> [SOURCE EXCERPT]
+===+

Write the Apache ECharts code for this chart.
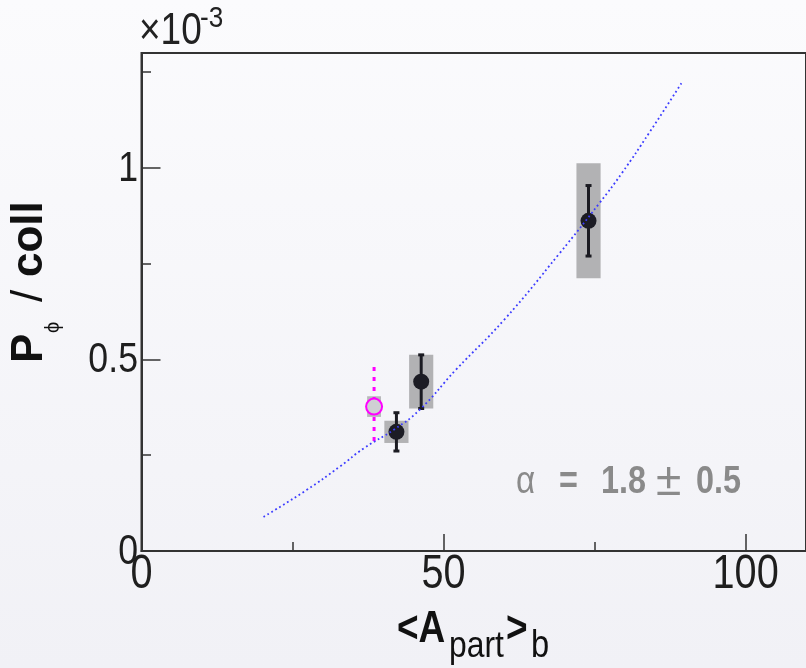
<!DOCTYPE html>
<html>
<head>
<meta charset="utf-8">
<script src="https://cdn.jsdelivr.net/npm/echarts@6/dist/echarts.min.js"></script>
<style>
  html, body { margin: 0; padding: 0; }
  #chart { width: 806px; height: 668px; }
</style>
</head>
<body>
<div id="chart"></div>
<script>
// Measured points: <A_part>_b, P_phi/coll (units of 1e-3), stat and syst errors
const npartX   = [42.2, 46.3, 74.0];
const pPhiY    = [0.311, 0.442, 0.862];
const statErr  = [0.050, 0.070, 0.092];
const sysErr   = [0.029, 0.070, 0.150];

// Reference point (open marker, dashed error bar)
const refX     = [38.5];
const refY     = [0.377];
const refStat  = [0.103];
const refSys   = [0.027];

// Power-law fit curve, alpha = 1.8 +- 0.5
const fitX = [20.2, 27.3, 32.8, 36.8, 41.9, 46.0, 52.1, 60.0, 69.2, 75.8, 79.5, 84.1, 89.5];
const fitY = [0.089, 0.159, 0.220, 0.268, 0.318, 0.368, 0.474, 0.603, 0.777, 0.908, 0.986, 1.093, 1.224];

// Axis ticks and their labels
const xMajorTicks = [0, 50, 100];
const xMinorTicks = [25, 75];
const xTickLabels = ['0', '50', '100'];
const yMajorTicks = [0, 0.5, 1];
const yMinorTicks = [0.25, 0.75, 1.25];
const yTickLabels = ['0', '0.5', '1'];

const SANS = "'Liberation Sans', Arial, Helvetica, sans-serif";
const AXIS_COLOR = '#333';
const NARROW = 0.83; // horizontal squeeze for the condensed Helvetica look

const mainPts = npartX.map((x, i) => [x, pPhiY[i], statErr[i], sysErr[i]]);
const refPts = refX.map((x, i) => [x, refY[i], refStat[i], refSys[i]]);
const fitPts = fitX.map((x, i) => [x, fitY[i]]);

function sysBox(halfW, fill) {
  return function (params, api) {
    const x = api.value(0), y = api.value(1), s = api.value(3);
    const p1 = api.coord([x - halfW, y + s]);
    const p2 = api.coord([x + halfW, y - s]);
    return { type: 'rect', shape: { x: p1[0], y: p1[1], width: p2[0] - p1[0], height: p2[1] - p1[1] },
             style: { fill: fill } };
  };
}

function statBar(color, dashed) {
  return function (params, api) {
    const x = api.value(0), y = api.value(1), e = api.value(2);
    const top = api.coord([x, y + e]);
    const bot = api.coord([x, y - e]);
    const children = [{
      type: 'line',
      shape: { x1: top[0], y1: top[1], x2: bot[0], y2: bot[1] },
      style: { stroke: color, lineWidth: 3, lineDash: dashed ? [4, 6] : null, lineCap: 'butt' }
    }];
    if (!dashed) {
      children.push({ type: 'rect', shape: { x: top[0] - 3, y: top[1] - 1.5, width: 6, height: 3 }, style: { fill: color } });
      children.push({ type: 'rect', shape: { x: bot[0] - 3, y: bot[1] - 1.5, width: 6, height: 3 }, style: { fill: color } });
    }
    return { type: 'group', children: children };
  };
}

// Text helper: condensed text element, vertically centred on y
function txt(x, y, text, font, fill, align, sx) {
  return {
    type: 'text', x: x, y: y, scaleX: sx || NARROW, z: 50,
    style: { text: text, font: font + ' ' + SANS, fill: fill, align: align || 'left', verticalAlign: 'middle' }
  };
}

const chart = echarts.init(document.getElementById('chart'), null, { renderer: 'canvas' });

function axisPair(dim, majors, minors, majLen, minLen, max) {
  const base = { type: 'value', min: 0, max: max, position: dim === 'x' ? 'bottom' : 'left', splitLine: { show: false } };
  return [
    Object.assign({}, base, {
      axisLine: { show: true, onZero: false, lineStyle: { color: AXIS_COLOR, width: 2 } },
      axisTick: { show: true, inside: true, length: majLen, customValues: majors, lineStyle: { color: AXIS_COLOR, width: 1.5 } },
      axisLabel: { show: false }
    }),
    Object.assign({}, base, {
      axisLine: { show: false, onZero: false },
      axisTick: { show: true, inside: true, length: minLen, customValues: minors, lineStyle: { color: AXIS_COLOR, width: 1.5 } },
      axisLabel: { show: false }
    })
  ];
}

chart.setOption({
  animation: false,
  backgroundColor: {
    type: 'linear', x: 0, y: 0, x2: 0, y2: 1,
    colorStops: [{ offset: 0, color: '#fbfbfd' }, { offset: 1, color: '#f1f1f6' }]
  },
  grid: {
    left: 141.5, top: 53, right: -1, bottom: 117,
    show: true, borderColor: AXIS_COLOR, borderWidth: 2, backgroundColor: 'transparent'
  },
  xAxis: axisPair('x', xMajorTicks, xMinorTicks, 17, 9, 110),
  yAxis: axisPair('y', yMajorTicks, yMinorTicks, 19, 9.5, 1.3),
  series: [
    { type: 'custom', name: 'syst', data: mainPts, renderItem: sysBox(2.0, '#b2b2b4'), z: 2 },
    { type: 'custom', name: 'ref syst', data: refPts, renderItem: sysBox(1.15, '#b8b8bb'), z: 2 },
    { type: 'custom', name: 'stat', data: mainPts, renderItem: statBar('#1b1b22', false), z: 3 },
    { type: 'custom', name: 'ref stat', data: refPts, renderItem: statBar('#ff00ff', true), z: 3 },
    { type: 'scatter', name: 'P_phi', data: mainPts, symbol: 'circle', symbolSize: 16,
      itemStyle: { color: '#1c1c24', opacity: 1 }, z: 4 },
    { type: 'scatter', name: 'ref', data: refPts, symbol: 'circle', symbolSize: 16,
      itemStyle: { color: '#cfcfd3', borderColor: '#ff00ff', borderWidth: 2, opacity: 1 }, z: 4 },
    { type: 'line', name: 'fit', data: fitPts, smooth: true, showSymbol: false, symbol: 'none',
      lineStyle: { color: '#3c3cff', width: 1.8, type: [1.8, 2.8] }, z: 6 }
  ]
});

// Tick labels placed at the axis positions
const labels = [];
xMajorTicks.forEach((v, i) => {
  const px = chart.convertToPixel({ xAxisIndex: 0 }, v);
  const py = chart.convertToPixel({ yAxisIndex: 0 }, 0);
  labels.push(txt(px, py + 23.5, xTickLabels[i], '49px', '#1e1e1e', 'center', 0.81));
});
yMajorTicks.forEach((v, i) => {
  const px = chart.convertToPixel({ xAxisIndex: 0 }, 0);
  const py = chart.convertToPixel({ yAxisIndex: 0 }, v);
  labels.push(txt(px - 3.5, py + 1, yTickLabels[i], '42px', '#1e1e1e', 'right', 0.85));
});

chart.setOption({
  graphic: labels.concat([
    // exponent
    txt(139, 32, '\u00d710', '44px', '#222', 'left', 0.84),
    txt(200, 19, '-3', '29px', '#222', 'left', 0.9),
    // x title
    txt(397, 630, '<A', 'bold 44px', '#111', 'left', 0.84),
    txt(449, 647, 'part', '37px', '#111', 'left', 0.86),
    txt(506, 630, '>', 'bold 44px', '#111', 'left', 0.84),
    txt(531, 647, 'b', '38px', '#111', 'left', 0.86),
    // y title, rotated
    {
      type: 'group', x: 45, y: 363, rotation: Math.PI / 2,
      children: [
        txt(0, -15, 'P', 'bold 44px', '#111', 'left', 1),
        txt(30, 8, '\u03d5', '20px', '#111', 'left', 1),
        txt(61, -15, '/', '44px', '#111', 'left', 1),
        txt(86, -15, 'coll', 'bold 44px', '#111', 'left', 1)
      ]
    },
    // fit result
    txt(516, 482, '\u03b1', '39px', '#8a8a8a', 'left', 0.85),
    txt(559, 482, '=', 'bold 39px', '#8a8a8a', 'left', 0.83),
    txt(601, 482, '1.8', 'bold 39px', '#8a8a8a', 'left', 0.83),
    txt(656, 482, '\u00b1', '46px', '#8a8a8a', 'left', 1),
    txt(696, 482, '0.5', 'bold 39px', '#8a8a8a', 'left', 0.83)
  ])
});
</script>
</body>
</html>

+===+

Exactly as they appear, print the lines of the listing above from its first line through the line that contains "0.986, 1.093, 1.224];", minus the pictures.

> [SOLUTION FOR THIS EXERCISE]
Write the Apache ECharts code for this chart.
<!DOCTYPE html>
<html>
<head>
<meta charset="utf-8">
<script src="https://cdn.jsdelivr.net/npm/echarts@6/dist/echarts.min.js"></script>
<style>
  html, body { margin: 0; padding: 0; }
  #chart { width: 806px; height: 668px; }
</style>
</head>
<body>
<div id="chart"></div>
<script>
// Measured points: <A_part>_b, P_phi/coll (units of 1e-3), stat and syst errors
const npartX   = [42.2, 46.3, 74.0];
const pPhiY    = [0.311, 0.442, 0.862];
const statErr  = [0.050, 0.070, 0.092];
const sysErr   = [0.029, 0.070, 0.150];

// Reference point (open marker, dashed error bar)
const refX     = [38.5];
const refY     = [0.377];
const refStat  = [0.103];
const refSys   = [0.027];

// Power-law fit curve, alpha = 1.8 +- 0.5
const fitX = [20.2, 27.3, 32.8, 36.8, 41.9, 46.0, 52.1, 60.0, 69.2, 75.8, 79.5, 84.1, 89.5];
const fitY = [0.089, 0.159, 0.220, 0.268, 0.318, 0.368, 0.474, 0.603, 0.777, 0.908, 0.986, 1.093, 1.224];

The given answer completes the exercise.